Mumbai: When the trailer and songs of Veere Di Wedding dropped on social media, the Twitterverse seemed divided. Some loved the sassiness, some felt it was a respite we have long needed, some called it a “chick flick” despite the makers adhering to “Imnotachicflick” hashtag, some questioned the objectification of men and some got confused over the actual agenda of the film. But no matter what their initial reactions were, the Twitter users couldn’t ignore the flood of Veere Di Wedding promotional posts even if they tried to. Because it was everywhere – on every social media platform, on every television channel and on every FM station.
But while Shashanka Ghosh’s directorial features four actors in pivotal roles – Kareena Kapoor Khan, Sonam Kapoor, Swara Bhaskar and Shikha Talsania – only two names have been prominent in most of the press conferences and interactions so far. Kareena’s unparalleled stardom and Sonam’s affable prowess both make it a little tough for either Swara’s opinions or Shikha’s honest quotes to shine or make headlines for that matter. Both Swara and Shikha are able performers and their past performances stand testimony to their craft but going by the trailer of the film, it seems most of the important chunk will feature Kareena and/or Sonam. But what we fear the most is what if the film ends up wasting or not utilising Swara and Shikha’s talent and just keeping them as sides in the film and what if there isn’t enough meat in their characters for them to bite upon or worse, the star power ends up overshadowing the sheer craft of acting.
Swara is a couple of film old in the industry but has mostly been a part of content-driven cinema- acing roles that weren’t conventional and weren’t everyone’s choice in the first place. She hasn’t exactly played the lead in most of her past works but with her convincing performances, she has always managed to hold her own and also shine throughout the film. Tanu Weds Manu, Raanjhanaa, Prem Ratan Dhan Payo, Nil Battey Sannata and Anaarkali of Aarah are some of the works that have etched her strong presence in the film industry. This will perhaps be the first time that Swara comes to screen dressed to the most stylish of outfits and portray a full-fledged modern day married urban woman. In Veere Di Wedding, she plays Sakshi Soni, who doesn’t bat an eyelid before abusing and putting someone back in their place, or so it seems from the trailer. She self admittedly plays the most glamorous of the four characters and has often said that she will not compromise on the content or the character detailing when it comes to opting for out-and-out commercial roles.

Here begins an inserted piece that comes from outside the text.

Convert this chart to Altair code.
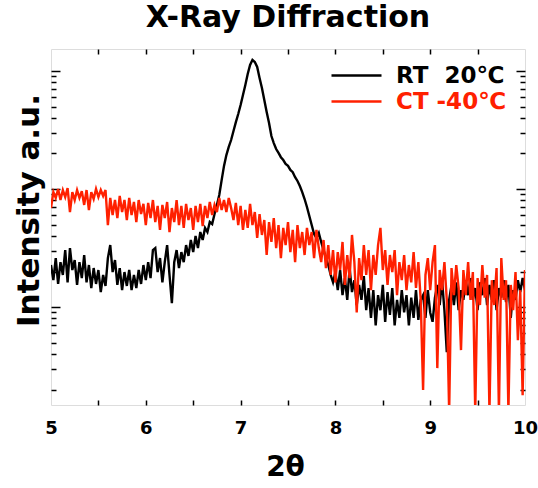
import altair as alt
import pandas as pd

# ---- data ----
TWO_THETA = [round(5 + 0.025 * i, 3) for i in range(201)]

RT_20C = [
    227, 169, 260, 157, 240, 187, 304, 162, 316, 206,
    250, 154, 240, 176, 276, 162, 227, 145, 214, 157,
    206, 134, 187, 151, 260, 335, 198, 250, 154, 214,
    139, 198, 151, 206, 139, 187, 145, 206, 157, 227,
    169, 240, 176, 304, 316, 198, 260, 162, 240, 335,
    187, 108, 240, 304, 214, 292, 240, 335, 271, 370,
    292, 400, 316, 432, 370, 468, 432, 525, 505, 614,
    733, 890, 1190, 1570, 1940, 2270, 2600, 3100, 3690, 4320,
    5150, 6260, 7610, 9430, 11250, 12400, 11920, 10810, 8730, 7180,
    5680, 4490, 3630, 2810, 2450, 2180, 2020, 1860, 1760, 1630,
    1570, 1450, 1390, 1260, 1170, 1060, 942, 823, 704, 590,
    495, 416, 385, 424, 356, 304, 260, 227, 187, 162,
    198, 139, 206, 126, 176, 115, 214, 134, 169, 104,
    154, 115, 183, 94, 145, 81, 139, 70, 126, 94,
    154, 75, 134, 86, 145, 70, 115, 81, 139, 90,
    126, 70, 120, 81, 139, 78, 115, 126, 81, 139,
    90, 75, 120, 154, 104, 169, 94, 41.5, 115, 154,
    104, 162, 94, 139, 115, 169, 126, 176, 115, 145,
    94, 162, 126, 176, 104, 154, 115, 169, 94, 145,
    120, 169, 110, 154, 81, 139, 115, 169, 134, 176,
    139,
]

CT_M40C = [
    690, 942, 840, 1000, 807, 980, 855, 1020, 638, 942,
    807, 980, 840, 960, 733, 980, 664, 942, 823, 1000,
    855, 980, 873, 980, 495, 840, 602, 807, 568, 873,
    638, 807, 546, 840, 602, 776, 525, 807, 614, 748,
    495, 762, 568, 807, 525, 719, 450, 733, 568, 776,
    432, 690, 525, 807, 495, 719, 468, 748, 546, 690,
    450, 719, 525, 748, 485, 719, 568, 776, 602, 733,
    638, 840, 664, 807, 638, 840, 690, 546, 762, 495,
    719, 450, 664, 468, 748, 495, 638, 385, 614, 408,
    546, 276, 525, 356, 568, 316, 495, 260, 468, 335,
    525, 292, 450, 240, 495, 316, 432, 276, 468, 335,
    432, 260, 450, 316, 240, 370, 214, 335, 187, 304,
    162, 292, 206, 356, 154, 276, 176, 408, 240, 90,
    260, 169, 335, 187, 304, 139, 276, 187, 335, 468,
    206, 304, 154, 276, 198, 304, 126, 240, 169, 276,
    139, 227, 162, 292, 145, 240, 115, 19.8, 187, 260,
    139, 240, 335, 30.4, 206, 139, 240, 115, 13, 214,
    126, 227, 145, 43.2, 206, 126, 240, 115, 198, 13,
    176, 104, 227, 120, 187, 13, 169, 104, 214, 13,
    260, 115, 169, 13, 154, 94, 198, 52.5, 139, 17.9,
    206,
]

SERIES = ["RT \u00a020℃", "CT -40℃"]
COLORS = ["#000000", "#ff2000"]

X_LABEL_TICKS = [5, 6, 7, 8, 9, 10]
X_MINOR_TICKS = [5.5, 6, 6.5, 7, 7.5, 8, 8.5, 9, 9.5]
Y_TICKS = [20, 30, 40, 50, 60, 70, 80, 90,
           100, 200, 300, 400, 500, 600, 700, 800, 900,
           1000, 2000, 3000, 4000, 5000, 6000, 7000, 8000, 9000,
           10000]
X_DOMAIN = [5, 10]
Y_DOMAIN = [14.8, 15350]

rows = []
for name, vals in zip(SERIES, [RT_20C, CT_M40C]):
    for t, v in zip(TWO_THETA, vals):
        rows.append({"theta": t, "intensity": v, "series": name})
df = pd.DataFrame(rows)

W, H = 474, 356
FONT = "DejaVu Sans"

xs = alt.Scale(domain=X_DOMAIN, nice=False, zero=False)
ys = alt.Scale(type="log", domain=Y_DOMAIN, nice=False)

major_test = "datum.value == 100 || datum.value == 1000 || datum.value == 10000"
ytick_size = {"condition": {"test": major_test, "value": 9}, "value": 5}

lines = alt.Chart(df).mark_line(strokeWidth=2.4, clip=True).encode(
    x=alt.X("theta:Q", scale=xs,
            axis=alt.Axis(orient="bottom", values=X_LABEL_TICKS, title="2θ",
                          ticks=False, domain=False, grid=False,
                          labelFont=FONT, labelFontSize=18, labelFontWeight="bold",
                          labelColor="black", labelPadding=14, labelFlush=False,
                          titleFont=FONT, titleFontSize=28, titleFontWeight="bold",
                          titleColor="black", titleX=234, titleY=70,
                          titleBaseline="alphabetic", titleAlign="center")),
    y=alt.Y("intensity:Q", scale=ys,
            axis=alt.Axis(orient="left", title="Intensity a.u.", labels=False,
                          ticks=False, domain=False, grid=False,
                          titleFont=FONT, titleFontSize=31, titleFontWeight="bold",
                          titleColor="black", titleX=-13, titleY=161, titleAngle=270,
                          titleBaseline="alphabetic", titleAlign="center")),
    color=alt.Color("series:N", sort=SERIES,
                    scale=alt.Scale(domain=SERIES, range=COLORS),
                    legend=alt.Legend(title=None, orient="none", legendX=279, legendY=15,
                                      symbolType="stroke",
                                      symbolSize=2500, symbolStrokeWidth=2.5,
                                      labelFont=FONT, labelFontSize=23, labelFontWeight="bold",
                                      labelColor={"expr": "datum.label == 'CT -40℃' ? '#ff2000' : '#000000'"},
                                      labelOffset=13, padding=0, rowPadding=2,
                                      clipHeight=23)),
)

# inward ticks: bottom and left edges
ticks_a = alt.Chart(df).mark_line(opacity=0, clip=True).encode(
    x=alt.X("theta:Q", scale=xs,
            axis=alt.Axis(orient="top", offset=-H, values=X_MINOR_TICKS, tickSize=5,
                          tickWidth=1.5, tickColor="black", labels=False, domain=False,
                          grid=False, title="")),
    y=alt.Y("intensity:Q", scale=ys,
            axis=alt.Axis(orient="right", offset=-W, values=Y_TICKS, tickSize=ytick_size,
                          tickWidth=1.5, tickColor="black", labels=False, domain=False,
                          grid=False, title="")),
)

# inward ticks: top and right edges
ticks_b = alt.Chart(df).mark_line(opacity=0, clip=True).encode(
    x=alt.X("theta:Q", scale=xs,
            axis=alt.Axis(orient="bottom", offset=-H, values=X_MINOR_TICKS, tickSize=5,
                          tickWidth=1.5, tickColor="black", labels=False, domain=False,
                          grid=False, title="")),
    y=alt.Y("intensity:Q", scale=ys,
            axis=alt.Axis(orient="left", offset=-W, values=Y_TICKS, tickSize=ytick_size,
                          tickWidth=1.5, tickColor="black", labels=False, domain=False,
                          grid=False, title="")),
)

chart = alt.layer(lines, ticks_a, ticks_b).resolve_axis(
    x="independent", y="independent"
).properties(
    width=W, height=H,
    title=alt.Title("X-Ray Diffraction", font=FONT, fontSize=30, fontWeight="bold",
                    color="black", anchor="middle", frame="group", offset=0, dy=9,
                    baseline="alphabetic"),
    autosize=alt.AutoSizeParams(type="none"),
    padding={"left": 51, "top": 49, "right": 13, "bottom": 83},
).configure_view(
    stroke="black", strokeWidth=2
).configure(background="white")

chart.save("out.html", embed_options={"renderer": "svg", "actions": False})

Shikha, on the other hand, has featured only in a handful of films including Dil Toh Baccha Hai Ji, My Friend Pinto and Midnight’s Children among others. She made her debut with Ayan Mukherji’s Wake Up Sid in 2009 wherein she played Laxmi, Ranbir’s fat-conscious and accomplished friend. In the upcoming film, Shikha plays Meera, a modish woman who elopes, marries and has to now mother a newborn. The actor recently told PTI that she was herself making calls and finding out about the auditions and had previously rejected a few unidimensional roles resting on the age-old fat-and-funny logic. “I was hungry for work and nobody knew me. I want the entire world to know about me. I was making calls and finding out about the auditions. Auditions are nothing but part of acting. But, a lot of work that came my way was very unidimensional, like the character who is fat or despite being fat she is funny. I was not comfortable with that. There has been a lot of work to which I have said no. I hope the struggle ends.”

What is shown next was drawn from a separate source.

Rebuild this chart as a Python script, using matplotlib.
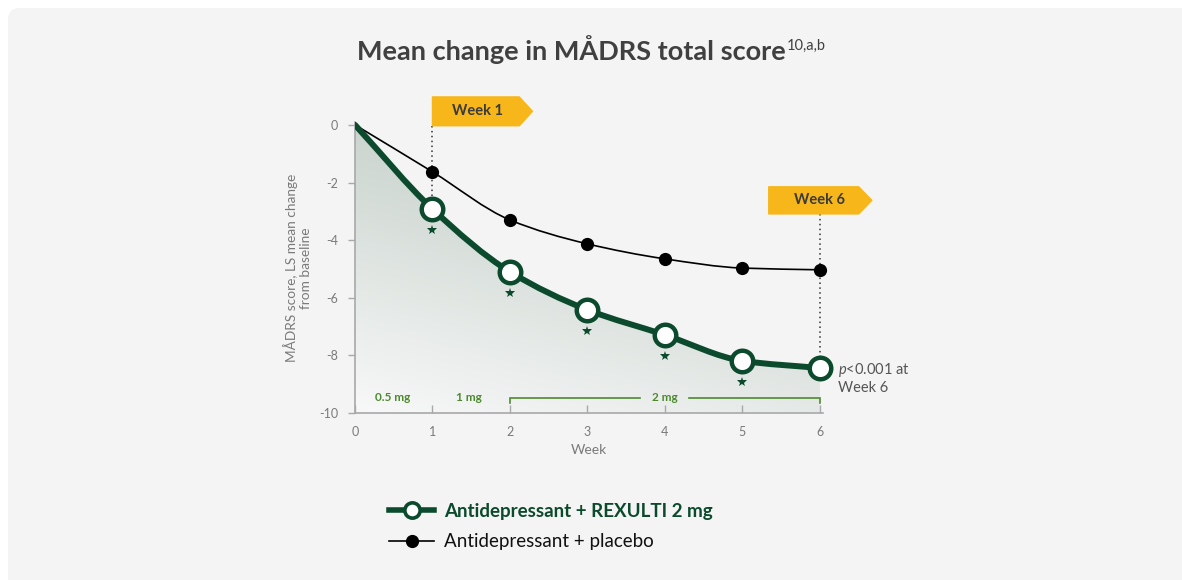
import numpy as np
import matplotlib
matplotlib.use("Agg")
import matplotlib.pyplot as plt
from matplotlib.path import Path
from matplotlib.patches import PathPatch, FancyBboxPatch, Polygon
from matplotlib.lines import Line2D
from matplotlib.transforms import offset_copy

plt.rcParams["font.family"] = ["Lato", "DejaVu Sans"]
plt.rcParams["mathtext.fontset"] = "custom"
plt.rcParams["mathtext.rm"] = "Lato"
plt.rcParams["mathtext.it"] = "Lato:italic"
plt.rcParams["axes.unicode_minus"] = False

# data
weeks = [0, 1, 2, 3, 4, 5, 6]
rexulti = [0.0, -2.92, -5.1, -6.42, -7.29, -8.19, -8.44]
placebo = [0.0, -1.63, -3.3, -4.13, -4.65, -4.97, -5.03]
star_weeks = [1, 2, 3, 4, 5]
dose_labels = ["0.5 mg", "1 mg", "2 mg"]
dose_x = [0.48, 1.47, 4.0]
y_ticks = [0, -2, -4, -6, -8, -10]

GREEN = "#0b4a2c"
DOSE_GREEN = "#4c8a2e"
YELLOW = "#f7b619"
GREY_TXT = "#7a7a7a"
PANEL = "#f4f4f4"


def smooth_path(x, y, close_to=None):
    """Monotone cubic (Fritsch-Carlson) through the points, as bezier segments."""
    x = np.asarray(x, float)
    y = np.asarray(y, float)
    h = np.diff(x)
    d = np.diff(y) / h
    m = np.zeros_like(y)
    m[0], m[-1] = d[0], d[-1]
    for i in range(1, len(y) - 1):
        if d[i - 1] * d[i] > 0:
            m[i] = 2 / (1 / d[i - 1] + 1 / d[i])
    verts = [(x[0], y[0])]
    codes = [Path.MOVETO]
    for i in range(len(h)):
        verts += [(x[i] + h[i] / 3, y[i] + m[i] * h[i] / 3),
                  (x[i + 1] - h[i] / 3, y[i + 1] - m[i + 1] * h[i] / 3),
                  (x[i + 1], y[i + 1])]
        codes += [Path.CURVE4] * 3
    if close_to is not None:
        verts += [(x[-1], close_to), (x[0], close_to), (x[0], y[0])]
        codes += [Path.LINETO, Path.LINETO, Path.CLOSEPOLY]
    return Path(verts, codes)


fig = plt.figure(figsize=(11.82, 5.8), dpi=100, facecolor="white")

# background panel, in pixel coordinates
bg = fig.add_axes([0, 0, 1, 1], zorder=-5)
bg.set_xlim(0, 1182)
bg.set_ylim(580, 0)
bg.set_axis_off()
bg.add_patch(FancyBboxPatch((8, 8), 1200, 600, boxstyle="round,pad=0,rounding_size=12",
                            fc=PANEL, ec="none"))

ax = fig.add_axes([355 / 1182, 1 - 413 / 580, 468 / 1182, 291 / 580])
ax.patch.set_visible(False)
ax.set_xlim(0, 6.04)
ax.set_ylim(-10, 0.1)

# gradient fill under the REXULTI curve
gx, gy = np.meshgrid(np.linspace(0, 6, 300), np.linspace(0, -10, 300))
t = np.clip((gy / 10 + 1) * 0.85 + (gx / 6) * 0.35, 0, 1)[..., None]
dark = np.array([0.76, 0.805, 0.78])
light = np.array([0.972, 0.974, 0.973])
img = light + (dark - light) * t
im = ax.imshow(img, extent=(0, 6, -10, 0), aspect="auto", zorder=1, interpolation="bilinear")
clip = PathPatch(smooth_path(weeks, rexulti, close_to=-10), fc="none", ec="none",
                 transform=ax.transData)
ax.add_patch(clip)
im.set_clip_path(clip)

# dotted guide lines under the flags
ax.plot([1, 1], [-0.03, rexulti[1]], ls=(0, (1, 2.2)), color="#333333", lw=1.1, zorder=2,
        clip_on=False)
ax.plot([6, 6], [-3.09, rexulti[6]], ls=(0, (1, 2.2)), color="#333333", lw=1.1, zorder=2,
        clip_on=False)

# placebo curve
ax.add_patch(PathPatch(smooth_path(weeks, placebo), fc="none", ec="black", lw=1.2,
                       zorder=3, capstyle="round"))
ax.plot(weeks[1:], placebo[1:], "o", color="black", ms=8.5, zorder=4, clip_on=False)

# REXULTI curve
ax.add_patch(PathPatch(smooth_path(weeks, rexulti), fc="none", ec=GREEN, lw=4.3,
                       zorder=5, capstyle="round"))
ax.plot(weeks[1:], rexulti[1:], "o", mfc="white", mec=GREEN, mew=3.2, ms=15.5, zorder=6,
        clip_on=False)

star_tr = offset_copy(ax.transData, fig=fig, x=0, y=-21, units="dots")
ax.plot(star_weeks, [rexulti[w] for w in star_weeks], "*", color=GREEN, ms=7.5, mew=0,
        transform=star_tr, zorder=6)

# dose annotations
for lab, x in zip(dose_labels, dose_x):
    ax.text(x, -9.45, lab, color=DOSE_GREEN, fontsize=8.5, fontweight="bold",
            ha="center", va="center", zorder=7)
ax.plot([2, 2, 3.68], [-9.64, -9.48, -9.48], color=DOSE_GREEN, lw=1.2, zorder=7,
        solid_joinstyle="miter")
ax.plot([4.31, 6, 6], [-9.48, -9.48, -9.64], color=DOSE_GREEN, lw=1.2, zorder=7,
        solid_joinstyle="miter")


# flags
def flag(x0, x1, xtip, y0, y1, label, xt):
    ym = (y0 + y1) / 2
    ax.add_patch(Polygon([(x0, y0), (x1, y0), (xtip, ym), (x1, y1), (x0, y1)], closed=True,
                         fc=YELLOW, ec=YELLOW, lw=1, joinstyle="round", zorder=8,
                         clip_on=False))
    ax.text(xt, ym, label, ha="center", va="center", fontsize=10.5, fontweight="bold",
            color="#3b3b3b", zorder=9, clip_on=False)


flag(1.0, 2.12, 2.29, 0.97, -0.03, "Week 1", 1.58)
flag(5.34, 6.5, 6.67, -2.15, -3.09, "Week 6", 6.0)

ax.text(6.23, -8.52, r"$\mathit{p}$<0.001 at", fontsize=10.5, color="#555555",
        ha="left", va="center")
ax.text(6.23, -9.14, "Week 6", fontsize=10.5, color="#555555", ha="left", va="center")

# axes styling
for s in ("top", "right"):
    ax.spines[s].set_visible(False)
for s in ("left", "bottom"):
    ax.spines[s].set_color("#a8a8a8")
    ax.spines[s].set_linewidth(1.2)
ax.set_yticks(y_ticks)
ax.set_xticks(weeks)
ax.tick_params(axis="y", direction="out", length=5, width=1, color="#a8a8a8",
               labelcolor=GREY_TXT, labelsize=9, pad=7)
ax.tick_params(axis="x", direction="in", length=6, width=1, color="#a8a8a8",
               labelcolor=GREY_TXT, labelsize=9, pad=9)
ax.set_xlabel("Week", fontsize=10, color=GREY_TXT, labelpad=5)

bg.text(298, 268, "MÅDRS score, LS mean change\nfrom baseline", rotation=90,
        ha="center", va="center", fontsize=9.8, color=GREY_TXT, linespacing=1.2)

# title with superscript
title = bg.text(357, 60, "Mean change in MÅDRS total score", fontsize=19.5,
                fontweight="bold", color="#404040", ha="left", va="baseline")
bg.annotate("10,a,b", xy=(1, 1), xycoords=title, xytext=(1, -13), textcoords="offset points",
            fontsize=10.5, color="#404040", ha="left", va="bottom")

# legend
handles = [
    Line2D([], [], color=GREEN, lw=4, marker="o", mfc="white", mec=GREEN, mew=2.6, ms=11),
    Line2D([], [], color="black", lw=1.2, marker="o", mfc="black", mec="black", ms=8.5),
]
leg = bg.legend(handles, ["Antidepressant + REXULTI 2 mg", "Antidepressant + placebo"],
                loc="upper left", bbox_to_anchor=(389, 503), bbox_transform=bg.transData,
                frameon=False, fontsize=13.5, handlelength=2.4, handletextpad=0.55,
                labelspacing=0.7, borderpad=0, borderaxespad=0, numpoints=1)
t0, t1 = leg.get_texts()
t0.set_color(GREEN)
t0.set_fontweight("bold")
t1.set_color("#111111")

fig.savefig("out.png", dpi=100, facecolor="white")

At the center of this friendship tale is Kareena’s commitment-phobic character Kalindi, who is supposedly the Veera whose wedding is what this is all about. And Sonam plays Avni who apparently looks the most sorted and innocent of them. The film basically revolves around the reunion of these four childhood friends after ten years wherein each of them is grappling with either family acceptance or societal perceptions or other aspects of life- Kalindi with the Indian society’s idea of wedding, Meera with raising a kid alone, Sakshi with how a society perceives women and Avni with the expectations that accompany in an arranged marriage setup.

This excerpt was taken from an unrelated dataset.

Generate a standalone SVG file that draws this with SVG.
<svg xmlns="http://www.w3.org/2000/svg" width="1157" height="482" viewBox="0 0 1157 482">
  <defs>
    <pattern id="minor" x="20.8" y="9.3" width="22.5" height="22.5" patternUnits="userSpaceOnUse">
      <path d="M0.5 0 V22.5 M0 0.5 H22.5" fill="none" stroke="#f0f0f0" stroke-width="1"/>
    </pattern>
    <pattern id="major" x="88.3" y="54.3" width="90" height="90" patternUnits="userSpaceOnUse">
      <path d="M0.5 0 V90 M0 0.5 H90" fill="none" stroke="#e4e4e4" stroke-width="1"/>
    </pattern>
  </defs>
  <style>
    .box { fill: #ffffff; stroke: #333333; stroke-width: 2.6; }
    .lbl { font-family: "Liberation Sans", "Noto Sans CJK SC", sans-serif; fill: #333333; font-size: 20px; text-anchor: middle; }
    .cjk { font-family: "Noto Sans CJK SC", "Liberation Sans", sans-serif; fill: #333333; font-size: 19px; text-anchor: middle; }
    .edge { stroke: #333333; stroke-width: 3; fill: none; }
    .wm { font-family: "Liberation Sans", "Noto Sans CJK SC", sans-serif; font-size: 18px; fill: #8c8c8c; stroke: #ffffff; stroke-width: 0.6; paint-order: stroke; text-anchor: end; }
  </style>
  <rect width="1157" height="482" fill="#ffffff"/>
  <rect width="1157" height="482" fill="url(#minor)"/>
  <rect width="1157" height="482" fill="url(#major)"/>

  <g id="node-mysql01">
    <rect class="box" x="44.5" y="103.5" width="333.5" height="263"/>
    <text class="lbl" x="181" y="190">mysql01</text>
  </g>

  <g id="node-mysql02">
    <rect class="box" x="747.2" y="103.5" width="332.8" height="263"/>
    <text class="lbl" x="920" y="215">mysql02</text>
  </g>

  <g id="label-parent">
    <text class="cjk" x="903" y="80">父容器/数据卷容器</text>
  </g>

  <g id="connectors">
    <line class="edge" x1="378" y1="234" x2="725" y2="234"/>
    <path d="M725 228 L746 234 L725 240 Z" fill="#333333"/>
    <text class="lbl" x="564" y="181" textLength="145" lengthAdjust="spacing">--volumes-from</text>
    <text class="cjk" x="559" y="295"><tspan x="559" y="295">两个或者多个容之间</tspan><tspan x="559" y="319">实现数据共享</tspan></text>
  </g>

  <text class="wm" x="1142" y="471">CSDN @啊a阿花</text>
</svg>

While a single film can’t change the ecosystem of Bollywood, but if the makers continue to helm women-rich films and they begin to fare well at the box office (Raazi, for example), it might set up a wave of women, for women and by women in the Indian cinema. And for such waves to persist in the long run, it’s imperative for Bollywood to acknowledge each of its female actors with equal power, grace, and responsibility. So as the film advocates for one to set free from labels, we hope the film frees its actors from the ‘star’ label and advocates equal screen space and time for all its actors.